Once upon a time being queer was a crime and carried heavy sentences. There were many instances where the National security was threatened because of blackmailing individuals and fear of exposure. Get one thing through your heads, that was the only reason being queer was decriminalized. It had nothing to do with anything else, individuals rights did not enter into it.
There is a poll at the bottom of the page and in light of the information here you should have an opinion.
Let me give you some history about something. Former Prime Minister Harold Holt did not simply disappear. he was taken out. The reason is very simple. He was a queer and a pedophile. His wife Dame Zara was going to divorce him and it would have all come out in the open. One of them had to go. Within 12 months Dame Zara married a polly H. J. P. (Jeff) Bate.
ONE in six Australians believe that relationships between same-sex couples should be considered a criminal act, according to a new survey.
Research conducted by the Ilga-RIWI, a collaboration between the International Lesbian, Gay, Bisexual, Trans and Intersex Association and an analytics firm, on global attitudes towards sexual and gender minorities revealed 16 per cent of Aussies agreed that “people who engage in romantic or sexual relationships with people of the same sex should be charged as criminals”.
The statistics were based on answers to a survey that would have reached between 1000 and 3000 Australians, while overall 116,000 respondents in 77 countries and territories took part, according to the report.
Tiernan Brady from the Equality Campaign said the research made “it clear” they “have more work to do around the world to ensure equality for gay and lesbian people.”
“On each step on this journey to treating LGBTI people with respect and dignity, we have seen it takes nothing away from anyone else.”
“Civil marriage equality takes from no-one.

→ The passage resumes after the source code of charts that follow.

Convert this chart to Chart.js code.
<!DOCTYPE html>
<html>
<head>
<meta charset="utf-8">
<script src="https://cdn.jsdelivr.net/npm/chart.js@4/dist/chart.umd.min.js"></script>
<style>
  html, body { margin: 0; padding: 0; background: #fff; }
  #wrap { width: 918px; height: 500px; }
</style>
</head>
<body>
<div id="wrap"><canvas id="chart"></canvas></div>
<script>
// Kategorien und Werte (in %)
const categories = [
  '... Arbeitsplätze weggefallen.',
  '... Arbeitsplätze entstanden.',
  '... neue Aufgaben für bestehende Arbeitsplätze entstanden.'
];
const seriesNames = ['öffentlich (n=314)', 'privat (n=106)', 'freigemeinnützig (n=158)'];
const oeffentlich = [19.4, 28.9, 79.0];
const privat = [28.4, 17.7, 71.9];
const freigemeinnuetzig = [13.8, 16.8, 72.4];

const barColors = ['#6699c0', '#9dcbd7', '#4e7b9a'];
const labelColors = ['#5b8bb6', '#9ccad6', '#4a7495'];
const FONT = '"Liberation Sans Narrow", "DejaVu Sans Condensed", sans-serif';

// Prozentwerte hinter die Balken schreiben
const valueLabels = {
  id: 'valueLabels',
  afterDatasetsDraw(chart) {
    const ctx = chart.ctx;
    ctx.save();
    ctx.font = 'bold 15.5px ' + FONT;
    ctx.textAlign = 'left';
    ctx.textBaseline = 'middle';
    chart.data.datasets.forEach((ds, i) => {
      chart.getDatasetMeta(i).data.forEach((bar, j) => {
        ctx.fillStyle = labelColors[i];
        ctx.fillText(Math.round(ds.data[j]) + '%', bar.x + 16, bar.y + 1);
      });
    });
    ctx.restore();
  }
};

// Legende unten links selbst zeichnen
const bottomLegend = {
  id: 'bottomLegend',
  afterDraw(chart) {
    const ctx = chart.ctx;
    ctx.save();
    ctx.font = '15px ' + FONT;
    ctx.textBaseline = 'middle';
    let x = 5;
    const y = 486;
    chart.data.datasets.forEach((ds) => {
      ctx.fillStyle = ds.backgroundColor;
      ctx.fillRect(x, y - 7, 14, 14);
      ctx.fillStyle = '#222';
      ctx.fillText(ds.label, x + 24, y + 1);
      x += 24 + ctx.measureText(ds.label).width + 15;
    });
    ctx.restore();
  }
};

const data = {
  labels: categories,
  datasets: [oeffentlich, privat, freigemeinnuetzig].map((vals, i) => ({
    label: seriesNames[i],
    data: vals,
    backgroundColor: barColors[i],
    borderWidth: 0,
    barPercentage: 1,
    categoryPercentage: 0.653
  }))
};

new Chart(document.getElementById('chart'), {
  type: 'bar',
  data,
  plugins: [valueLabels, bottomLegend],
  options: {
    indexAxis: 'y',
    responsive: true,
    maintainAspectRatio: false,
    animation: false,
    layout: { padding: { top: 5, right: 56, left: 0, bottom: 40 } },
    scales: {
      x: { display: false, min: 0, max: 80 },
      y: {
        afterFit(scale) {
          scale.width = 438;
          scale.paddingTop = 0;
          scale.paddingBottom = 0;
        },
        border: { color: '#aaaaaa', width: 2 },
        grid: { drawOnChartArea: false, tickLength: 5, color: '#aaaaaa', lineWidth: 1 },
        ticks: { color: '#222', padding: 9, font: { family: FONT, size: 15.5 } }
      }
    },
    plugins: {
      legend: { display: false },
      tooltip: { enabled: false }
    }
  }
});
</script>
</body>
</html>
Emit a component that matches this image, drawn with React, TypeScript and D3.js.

It will make a profound difference to the lives and dignity of LGBTI Australians and their family and friends.”
“Fairness and equality are at the heart of Australian society and we believe our laws should reflect these values of which we are most proud,” they said.
It comes amid recent polls surrounding the same-sex marriage survey, which predicts a clear win for the Yes campaign.
A new study conducted by Galaxy Research for PFLAG (Parents and Friends of Lesbians and Gays) found that, of the Australians who have handed back their same-sex marriage surveys, 66 per cent have voted Yes and an even larger majority of 78 per cent want same-sex couples receive the same treatment as any other couple.
But it seems that these results might not echo global attitudes as much as previously thought.
More than 28 per cent of people who participated in the Ilga-Riwi survey also believed same-sex relationships should be criminalised. This figure was significantly higher in the African and Middle Eastern areas that were surveyed, coming in at 45 per cent and 36 per cent.
Countries known for being more accepting of same-sex couples still had a significant number of people who agreed they should be charged, with the US coming in at 18 per cent, the UK at 17 per cent and New Zealand at 15 per cent.
In Britain it was illegal for men to be in a same-sex relationship until 1967.
The Australian Bureau of Statistics revealed yesterday that of the 16 million same-sex marriage surveys sent out in September, a massive 12.3 million responses have been received.
With the November 7 deadline drawing closer, three out of four eligible Aussies have already had their say in the poll, leaving just 23 per cent of voters who were yet to return their forms.
The Yes campaign were pleased with the high turnout of voters and reminded people that there was still time to have their say.
“We welcome the high turnout of voters because it shows that Australians are passionate about getting marriage equality done,” said Tiernan Brady, from the Equality Campaign.